One Percent Problems

What Does It Feel Like to Be on Facebook’s Secret ‘Nouveau Riche 250′ List?

Answering the inevitable Quora question.
 What Does It Feel Like to Be on Facebooks Secret Nouveau Riche 250 List?

Dave Morin’s modest marriage proposal in the Maldives (Photo: Gawker)

Over the weekend, Nick Bilton gave lie to the feel-good myth propagated by Mark Zuckerberg’s founder letter–namely that Silicon Valley entrepreneurs aren’t in it for the face-melting wealth. (Apparently, some people truly believe startups decide to sell 25 percent more stock three days before an IPO to make the world a better place.) In The New York Times, however, Mr. Bilton argues that while some moguls, like the rare Mr. Zuckerberg and Steve Jobs, genuinely weigh product over profit, many are just faking it until they make it (very, very big).

As one example of the tenor of conversation that happens behind modest Menlo Park doors, Mr. Bilton points to a clandestine group of early Facebook employees who prefer to compare spending habits with like-minded multi-millionaires:

“At Facebook, the first 250 employees are on a highly secret list called TNR250, for The Nouveau Riche 250. They discuss things they plan to buy when they sell their hundreds of millions of dollars in stock: boats, planes, artwork, even an island. (To be fair, philanthropy is also discussed.)”

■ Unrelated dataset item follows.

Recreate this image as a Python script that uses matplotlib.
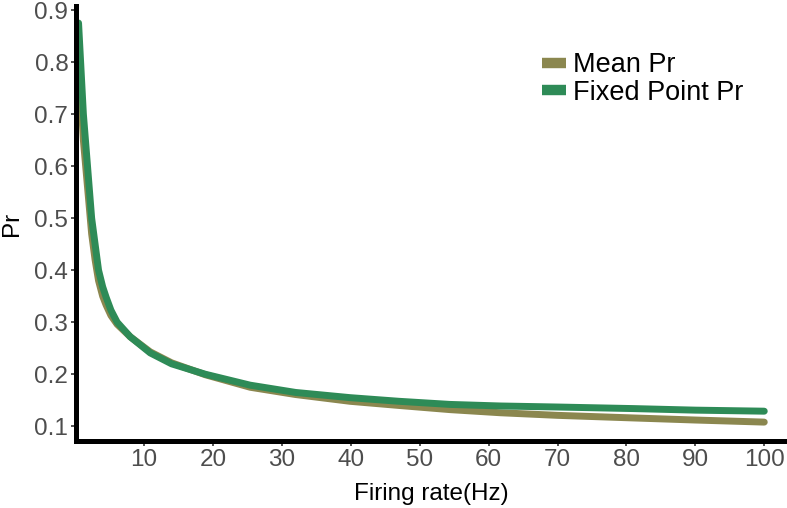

Naturally, inquiring minds inside the bubble turned to Quora, the Q&A platform cofounded by Facebook alums, to ask about the group, referencing Mr. Bilton’s article. Although the user who posted the question merely wondered if the list really existed, one savvy anonymous responder, claiming to be a Facebook employee, anticipated Quora’s favorite query: how does X feel?

Wrote the respondent:

“Yeah, I’m an early FB employee and on that list.  It’s pretty spammy and often filled with solicitations for angel investing, philanthropy, etc, which is sort of exactly what you’d expect.  Not quite the yacht lounge we were told it would be.”

Pobrecito early Facebookers, can’t even get some good yacht talk going. Times like this, really makes you appreciate the candor of one Captain Larry Ellison.